Exercise objective
Print, exactly as they stand, the lines from the start of the listing to the line containing "ax.set_ylim(1.20, 2.40)", inclusive.

## Start Supplied information

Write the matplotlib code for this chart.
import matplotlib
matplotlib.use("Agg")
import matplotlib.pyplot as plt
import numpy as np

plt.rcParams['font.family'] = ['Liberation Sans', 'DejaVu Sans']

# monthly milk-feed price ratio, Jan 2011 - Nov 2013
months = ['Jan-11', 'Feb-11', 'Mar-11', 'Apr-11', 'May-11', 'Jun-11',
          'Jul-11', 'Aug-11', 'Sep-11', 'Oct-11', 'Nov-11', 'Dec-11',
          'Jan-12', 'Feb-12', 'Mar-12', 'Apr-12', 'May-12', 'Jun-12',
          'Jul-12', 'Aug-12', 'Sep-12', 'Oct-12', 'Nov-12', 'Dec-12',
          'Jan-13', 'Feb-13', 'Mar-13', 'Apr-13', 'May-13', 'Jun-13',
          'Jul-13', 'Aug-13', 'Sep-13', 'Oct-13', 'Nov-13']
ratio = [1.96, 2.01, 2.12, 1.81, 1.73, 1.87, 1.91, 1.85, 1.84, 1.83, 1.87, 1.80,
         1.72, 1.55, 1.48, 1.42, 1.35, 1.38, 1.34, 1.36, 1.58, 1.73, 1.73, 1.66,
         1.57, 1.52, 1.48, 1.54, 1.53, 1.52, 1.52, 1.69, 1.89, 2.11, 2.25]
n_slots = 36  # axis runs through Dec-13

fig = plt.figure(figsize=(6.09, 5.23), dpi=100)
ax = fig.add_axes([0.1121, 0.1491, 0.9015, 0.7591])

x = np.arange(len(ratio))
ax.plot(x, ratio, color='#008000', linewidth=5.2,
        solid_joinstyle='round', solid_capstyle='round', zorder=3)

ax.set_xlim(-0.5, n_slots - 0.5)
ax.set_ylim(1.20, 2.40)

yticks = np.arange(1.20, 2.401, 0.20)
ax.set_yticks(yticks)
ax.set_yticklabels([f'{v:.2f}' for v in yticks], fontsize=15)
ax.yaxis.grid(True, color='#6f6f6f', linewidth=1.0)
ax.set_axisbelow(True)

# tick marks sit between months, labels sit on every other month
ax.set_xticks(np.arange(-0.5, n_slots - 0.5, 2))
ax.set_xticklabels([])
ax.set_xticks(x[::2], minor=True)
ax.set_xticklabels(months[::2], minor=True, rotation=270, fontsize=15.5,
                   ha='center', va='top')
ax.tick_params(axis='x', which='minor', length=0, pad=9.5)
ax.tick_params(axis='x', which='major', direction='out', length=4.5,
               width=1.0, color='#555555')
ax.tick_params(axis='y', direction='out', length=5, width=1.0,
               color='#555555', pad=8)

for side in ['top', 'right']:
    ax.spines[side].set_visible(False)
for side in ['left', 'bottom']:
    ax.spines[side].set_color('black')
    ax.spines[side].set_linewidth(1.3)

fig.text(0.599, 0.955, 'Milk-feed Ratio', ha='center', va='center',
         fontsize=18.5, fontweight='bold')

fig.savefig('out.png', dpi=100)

## End Supplied information

Solution to this task
Write the matplotlib code for this chart.
import matplotlib
matplotlib.use("Agg")
import matplotlib.pyplot as plt
import numpy as np

plt.rcParams['font.family'] = ['Liberation Sans', 'DejaVu Sans']

# monthly milk-feed price ratio, Jan 2011 - Nov 2013
months = ['Jan-11', 'Feb-11', 'Mar-11', 'Apr-11', 'May-11', 'Jun-11',
          'Jul-11', 'Aug-11', 'Sep-11', 'Oct-11', 'Nov-11', 'Dec-11',
          'Jan-12', 'Feb-12', 'Mar-12', 'Apr-12', 'May-12', 'Jun-12',
          'Jul-12', 'Aug-12', 'Sep-12', 'Oct-12', 'Nov-12', 'Dec-12',
          'Jan-13', 'Feb-13', 'Mar-13', 'Apr-13', 'May-13', 'Jun-13',
          'Jul-13', 'Aug-13', 'Sep-13', 'Oct-13', 'Nov-13']
ratio = [1.96, 2.01, 2.12, 1.81, 1.73, 1.87, 1.91, 1.85, 1.84, 1.83, 1.87, 1.80,
         1.72, 1.55, 1.48, 1.42, 1.35, 1.38, 1.34, 1.36, 1.58, 1.73, 1.73, 1.66,
         1.57, 1.52, 1.48, 1.54, 1.53, 1.52, 1.52, 1.69, 1.89, 2.11, 2.25]
n_slots = 36  # axis runs through Dec-13

fig = plt.figure(figsize=(6.09, 5.23), dpi=100)
ax = fig.add_axes([0.1121, 0.1491, 0.9015, 0.7591])

x = np.arange(len(ratio))
ax.plot(x, ratio, color='#008000', linewidth=5.2,
        solid_joinstyle='round', solid_capstyle='round', zorder=3)

ax.set_xlim(-0.5, n_slots - 0.5)
ax.set_ylim(1.20, 2.40)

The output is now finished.